Bharti Airtel Q1 net falls 9.6 per cent

31 Jul 2013

Bharti Airtel, the country's largest telecom operator by both subscribers and revenues, has posted a 9.6-per cent fall in net profit for the first quarter ended 30 June. The decline, the 14th consecutive quarterly net fall, is on account of higher costs and foreign exchange losses.

For the April-June quarter, the company posted a consolidated net profit of Rs689 crore, down from Rs762 crore recorded during the same period a year ago.

The operator's consolidated revenues rose 9.2 per cent to Rs20,264 crore over the same period of previous financial year. This was led by a 10.9-per cent growth in mobile, 34 per cent in digital TV, 17.9 per cent in airtel business (B2B) and 37.1 per cent in South Asia.

Mobile data continues its growth trajectory with revenue up by 91.5 per cent in India and 65.8 per cent in Africa on a year-on-year basis.

''Our results for the quarter reflect the overall stability of our operations, and demonstrate the potential for growth, particularly seeing robust data growth across all geographies. Results for Airtel India reflect rationality returning to the sector which needs to be complemented by a more enabling regulatory environment for a deeper penetration of telecom and broadband services,'' Bharti Airtel Chairman Sunil Bharti Mittal said.

Mobile revenues in India grew on the back of average revenue per user (ARPU) moving to Rs200 during the quarter, up by Rs16 over corresponding period last year.

Reported international revenues comprising Africa and South Asia operations grew by 4.6 per cent YOY in rupee terms. Mobile termination rates were revised downward in several key countries in Africa, including Nigeria. Net Revenue in Africa, after netting off inter-connect costs and cost of goods sold, has grown by 8.9 per cent.

Consolidated EBITDA (operating profits) at Rs 6,545 crore reports a 19.3 per cent growth YoY with margin expanding to 32.3 per cent from 29.6 per cent in corresponding period last year. India EBITDA margin improved from 31.9 per cent last year to 34.9 per cent, while International margins improved from 24 per cent to 25.4 per cent.

Rupee losses
Derivative and exchange fluctuation losses during the quarter were Rs534 crore, mainly caused by the rupee depreciation, compared with gains of Rs160 crore in the same period last year.
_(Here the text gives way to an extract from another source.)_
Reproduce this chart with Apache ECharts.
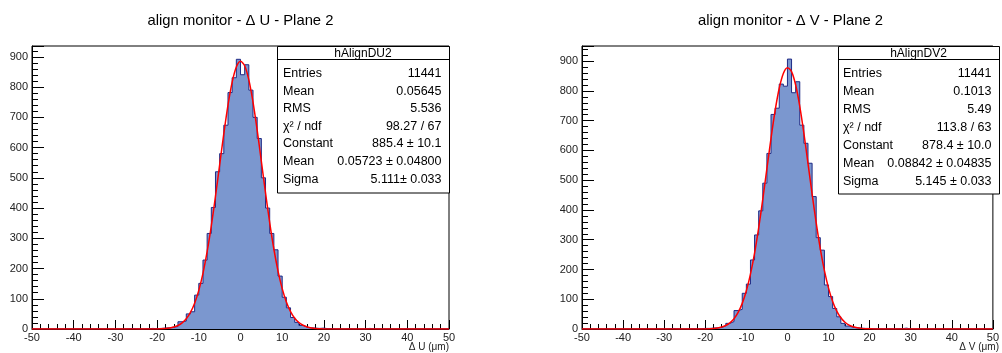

Consolidated tax charges at Rs968 crore have increased from Rs454 crore last year, mainly increasing in Africa.

Consequent to the additional equity infusion of Rs6,796 crore by Qatar Foundation Endowment and after considering the full debt in the Qualcomm subsidiaries, the consolidated net debt has decreased by $908 million during the quarter to close at $9,779 million.

The Net Debt to EBITDA ratio (in dollar  terms) now stands at 2.21 as compared with 2.50 at the end of the previous quarter.